Glad it’s working now! (And it really sounded like you did all the complicated stuff correctly and in the end, it was really just the quotes. I can definitely relate, stuff like that happens to me all the time :sweat_smile:)

Yes, exactly! You can find an example of the tokens format in the readme. You can do the data transformation in a recipe, but you don’t have to – you can also add the "tokens" in a separate process, save the result out as JSONL and then load that into the ner.manual recipe.

It is possible using Python entry points – see the “Entry points” section in the docs for details. But it might be a little overkill during development, because it means you have to wrap your recipes in a Python package. However, once you have a set of custom recipes that you like to use, it’s pretty convenient because the recipes are registered automatically if your package is installed in the same environment as Prodigy.


(Luca) #5

Thanks @ines,

I’ve got few more questions on the same subject… I’m trying to define a “custom” workflow, let’s say I’d like to load pre-annotated data in the database (I have the correct file format) and then, using the session id generated, correct them.

  1. I’ve noticed that after import I cannot see the tasks, is it due to the flag ‘accepted’?
  2. Sometimes happens that annotation guidelines are updated so would be nice to be able to get back on previously annotated text and review it. Any idea if this would be possible with a custom recipe?
  3. any suggestion on how calculate the progress in advance on the loaded tasks in the current session?

Thank you
Luca


(Ines Montani) #6

What do you mean by “cannot see the tasks”?

Yes, and you probably don’t even need a custom recipe for that. The format of the annotations you export is the same as the input format. So you can export an already annotated dataset and load the resulting file back in to correct it. For example:

prodigy db-out ner_dataset > ner_dataset.jsonl
prodigy ner.manual new_ner_dataset en_core_web_sm ner_dataset.jsonl --label SOME_LABEL

I’m not 100% sure I understand the question. Do you have an example? Do you mean, display the progress on the current input data in the sidebar? In that case, you might want to check out the progress recipe setting in the custom recipe docs. It lets you pass in a custom function to calculate the progress that’s displayed in the UI.


(Luca) #7

For reference here my recipe: https://gist.github.com/lfoppiano/f052de094f5920136f511cf67a1e0d08

Here what I do:

(pyscript) Lucas-MacBook-Pro:prodigy-preprocessing lfoppiano$ prodigy dataset  supercon1

  ✨  Successfully added 'supercon1' to database SQLite.

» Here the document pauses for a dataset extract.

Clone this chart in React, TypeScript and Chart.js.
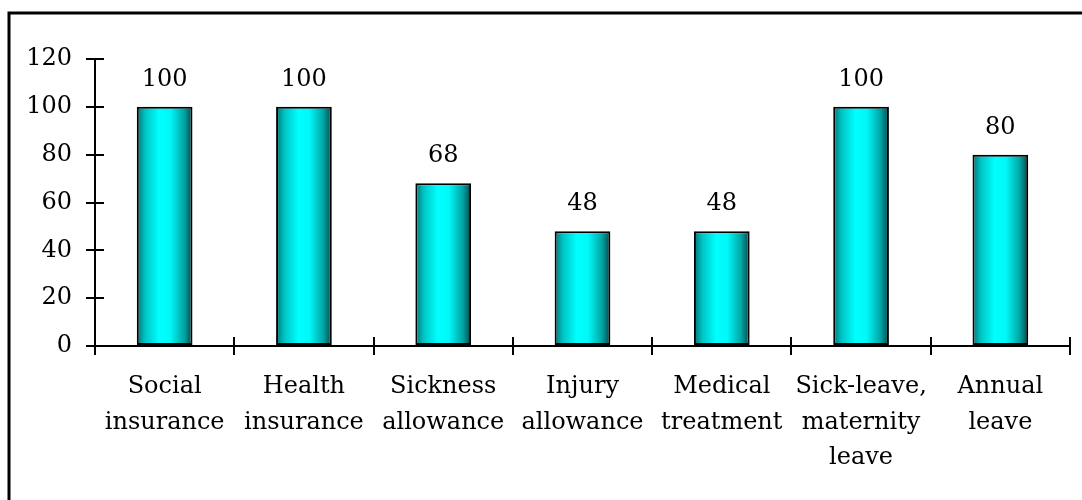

(pyscript) Lucas-MacBook-Pro:prodigy-preprocessing lfoppiano$ prodigy db-in supercon1 output.jsonl

  ✨  Imported 24 annotations for 'supercon1' to database SQLite
  Added 'accept' answer to 24 annotations
  Session ID: 2019-03-07_08-11-31

(pyscript) Lucas-MacBook-Pro:prodigy-preprocessing lfoppiano$ prodigy superconductor-material-recipe supercon1 output.jsonl  -F superconductor-material-recipe.py --label supercon,abbreviation

  ✨  Starting the web server at http://localhost:8080 ...
  Open the app in your browser and start annotating!

(pyscript) Lucas-MacBook-Pro:prodigy-preprocessing lfoppiano$ 

and then I get “no tasks available”:

I’m passing to the recipe the same file I’ve imported with db-in, so I thought that because these were flagged as “accepted” they didn’t show up in the annotation UI.

OK so the workflow imply that the source is taken from an input file, I cannot load the annotations from the sqlite with a session number?

Yes I’ve tried that but I might have misunderstood what “total” means, the total number of tasks or the total number of tasks annotated? Right now it starts from 0

17

The example given was

    def progress(session, total):
        return total / 10000

which I copied but then I wanted to show the progress as total tasks done / total number of tasks (todo + done)

I’m not sure what total means there


(Ines Montani) #8

Ah yes, that’s correct – the answer doesn’t even matter. By default, Prodigy will exclude examples that were already answered in the current dataset. This usually makes sense, because you only want to see a question once.

Is there a specific reason you’ve imported the examples to supercon1 before annotating? The dataset is used to store the annotations that are streamed in from the file – so you usually don’t need to import anything beforehand.

By default, yes. You can load annotations from a dataset in Python, too, but I’m not 100% sure if this is really more convenient in your case?

But just for completeness, here’s how you would do it:

from prodigy.components.db import connect

db = connect()  # uses settings from your prodigy.json
examples = db.get_dataset("ner_dataset")

total is the total number of annotations saved in the current dataset. For example, let’s say you start an annotation session and label 100 examples. Then you save, quit and the next day your start annotating again with the same dataset. The total will then be at 100 (because the set already has 100 annotations) and “This session” will be 0.

So if your input file has 5000 examples that you want to annotate, the progress would be total / 5000.


(Luca) #9

Thanks @ines. I’ll try and if I have more questions I come back to you.

Cheers
Luca